From l974 the dojo Geneva was run by Christoph and myself, being the administrators. The dojo Geneva is a simple partnership and not an association. There are currently no gatherings or meetings, but the important things are discussed informally after the sessions.
Throughout this period, Mr. and Mrs. Tsuda stayed with Christoph. Ms. Tsuda cooked for us a lunch (absolutely marvelous food) and we cooked a simple diner so she could attend the regenerating movement sessions.
We had a very pleasant time together as a family, at often very funny moments, this to the astonishment of those who believed one had to be serious to comprehend the movement and aikido.
Mr. Tsuda was a bon vivant who liked good food and good drinks. He enjoyed both the Asian cuisine and French cuisine with his glass of red wine. He also liked good cigar.

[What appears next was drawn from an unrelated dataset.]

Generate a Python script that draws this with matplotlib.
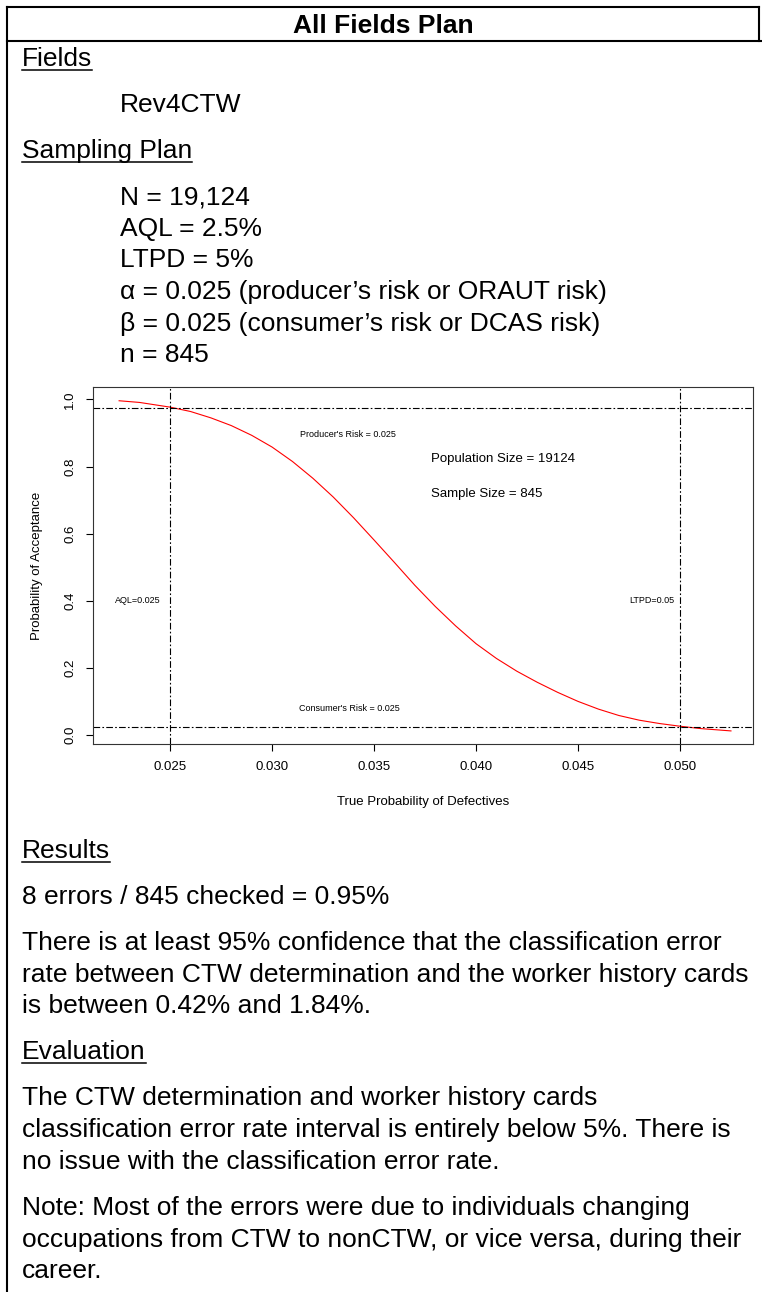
import matplotlib
matplotlib.use('Agg')
import matplotlib.pyplot as plt
from matplotlib.lines import Line2D

plt.rcParams['font.family'] = ['Liberation Sans', 'DejaVu Sans']

# ── page size in pixels (dpi 100) ──
W, H = 762, 1292

# ── OC curve ──
true_p = [0.0225, 0.0235, 0.0250, 0.0260, 0.0270, 0.0280, 0.0290, 0.0300, 0.0310,
          0.0320, 0.0330, 0.0340, 0.0350, 0.0360, 0.0370, 0.0380, 0.0390, 0.0400,
          0.0410, 0.0420, 0.0430, 0.0440, 0.0450, 0.0460, 0.0470, 0.0480, 0.0490,
          0.0500, 0.0510, 0.0525]
prob_accept = [0.996, 0.991, 0.977, 0.964, 0.945, 0.922, 0.893, 0.858, 0.815,
               0.765, 0.709, 0.647, 0.581, 0.514, 0.446, 0.383, 0.325, 0.272,
               0.228, 0.190, 0.157, 0.127, 0.100, 0.077, 0.058, 0.044, 0.034,
               0.026, 0.019, 0.012]

# ── plan parameters ──
aql, ltpd = 0.025, 0.05
alpha, beta = 0.025, 0.025
pop_size, sample_size = 19124, 845

x_ticks = [0.025, 0.030, 0.035, 0.040, 0.045, 0.050]
y_ticks = [0.0, 0.2, 0.4, 0.6, 0.8, 1.0]

# ── document text ──
title = 'All Fields Plan'
fields = ['Rev4CTW']
plan_lines = ['N = 19,124', 'AQL = 2.5%', 'LTPD = 5%',
              '\u03b1 = 0.025 (producer\u2019s risk or ORAUT risk)',
              '\u03b2 = 0.025 (consumer\u2019s risk or DCAS risk)',
              'n = 845']
results = ['8 errors / 845 checked = 0.95%']
confidence = ['There is at least 95% confidence that the classification error',
              'rate between CTW determination and the worker history cards',
              'is between 0.42% and 1.84%.']
evaluation = ['The CTW determination and worker history cards',
              'classification error rate interval is entirely below 5%. There is',
              'no issue with the classification error rate.']
note = ['Note: Most of the errors were due to individuals changing',
        'occupations from CTW to nonCTW, or vice versa, during their',
        'career.']

BODY = 19
PARA = 46      # baseline step between paragraphs
LINE = 31.7    # baseline step inside a paragraph

fig = plt.figure(figsize=(W / 100, H / 100), dpi=100)
underlined = []


def put(x, y, s, size=BODY, weight='normal', ha='left', underline=False):
    t = fig.text(x / W, 1 - y / H, s, fontsize=size, fontweight=weight,
                 ha=ha, va='baseline', color='black')
    if underline:
        underlined.append((t, y))
    return t


def hline_px(x0, x1, y, lw=1.5):
    fig.add_artist(Line2D([x0 / W, x1 / W], [1 - y / H, 1 - y / H],
                          transform=fig.transFigure, color='black', lw=lw))


def vline_px(x, y0, y1, lw=1.5):
    fig.add_artist(Line2D([x / W, x / W], [1 - y0 / H, 1 - y1 / H],
                          transform=fig.transFigure, color='black', lw=lw))


# ── table borders ──
hline_px(7, 759, 7)
hline_px(7, W, 41)
vline_px(7, 7, H)
vline_px(759, 7, 41)

put(383, 33, title, size=19, weight='bold', ha='center')

y = 66
put(22, y, 'Fields', underline=True)
for s in fields:
    y += PARA
    put(120, y, s)
y += PARA
put(22, y, 'Sampling Plan', underline=True)
y += PARA
for i, s in enumerate(plan_lines):
    put(120, y + i * LINE, s)

# ── lower section ──
y = 858
put(22, y, 'Results', underline=True)
for s in results:
    y += PARA
    put(22, y, s)
y += PARA
for i, s in enumerate(confidence):
    put(22, y + i * LINE, s)
y += (len(confidence) - 1) * LINE + PARA
put(22, y, 'Evaluation', underline=True)
y += PARA
for i, s in enumerate(evaluation):
    put(22, y + i * LINE, s)
y += (len(evaluation) - 1) * LINE + PARA
for i, s in enumerate(note):
    put(22, y + i * LINE, s)

# ── OC curve panel ──
ax = fig.add_axes([93 / W, 1 - 744 / H, 660 / W, 357 / H])
ax.plot(true_p, prob_accept, color='red', lw=0.8)

dd = dict(color='black', lw=0.8, dashes=(6, 2, 1.5, 2))
ax.axhline(1 - alpha, **dd)
ax.axhline(beta, **dd)
ax.axvline(aql, **dd)
ax.axvline(ltpd, **dd)

ax.set_xlim(0.02122, 0.05358)
ax.set_ylim(-0.027, 1.037)
ax.set_xticks(x_ticks)
ax.set_xticklabels([f'{v:.3f}' for v in x_ticks])
ax.set_yticks(y_ticks)
ax.set_yticklabels([f'{v:.1f}' for v in y_ticks], rotation=90, va='center')
ax.tick_params(direction='out', length=5, width=0.8, pad=7, labelsize=9.5)
for sp in ax.spines.values():
    sp.set_color('#333333')
    sp.set_linewidth(0.8)

ax.set_xlabel('True Probability of Defectives', fontsize=9.5)
ax.set_ylabel('Probability of Acceptance', fontsize=9.5)
ax.xaxis.set_label_coords(0.5, -0.1625)
ax.xaxis.label.set_va('center')
ax.yaxis.set_label_coords(-0.085, 0.5)
ax.yaxis.label.set_va('center')

small = 6.5
ax.text(0.0337, 0.895, f"Producer's Risk = {alpha}", fontsize=small, ha='center', va='center')
ax.text(0.0338, 0.078, f"Consumer's Risk = {beta}", fontsize=small, ha='center', va='center')
ax.text(0.0378, 0.822, f'Population Size = {pop_size}', fontsize=9.5, ha='left', va='center')
ax.text(0.0378, 0.718, f'Sample Size = {sample_size}', fontsize=9.5, ha='left', va='center')
ax.text(0.0234, 0.40, f'AQL={aql}', fontsize=small, ha='center', va='center')
ax.text(0.0486, 0.40, f'LTPD={ltpd}', fontsize=small, ha='center', va='center')

# ── underlines from the rendered text extents ──
fig.canvas.draw()
renderer = fig.canvas.get_renderer()
for t, yb in underlined:
    bb = t.get_window_extent(renderer)
    hline_px(bb.x0, bb.x1, yb + 4, lw=1.1)

fig.savefig('out.png', dpi=100)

Concluding, I would say that Mr. Tsuda (in Geneva we have never called him Master Tsuda, but we considered him as such) was an unusual character and he has left a great emptiness behind him after his death.
After the death of Mr. Tsuda, we have made some changes in our schedules. Currently our activities are still ongoing. The Geneva dojo can count upon about thirty inflexible persons to pursue the path shown by Mr. Tsuda.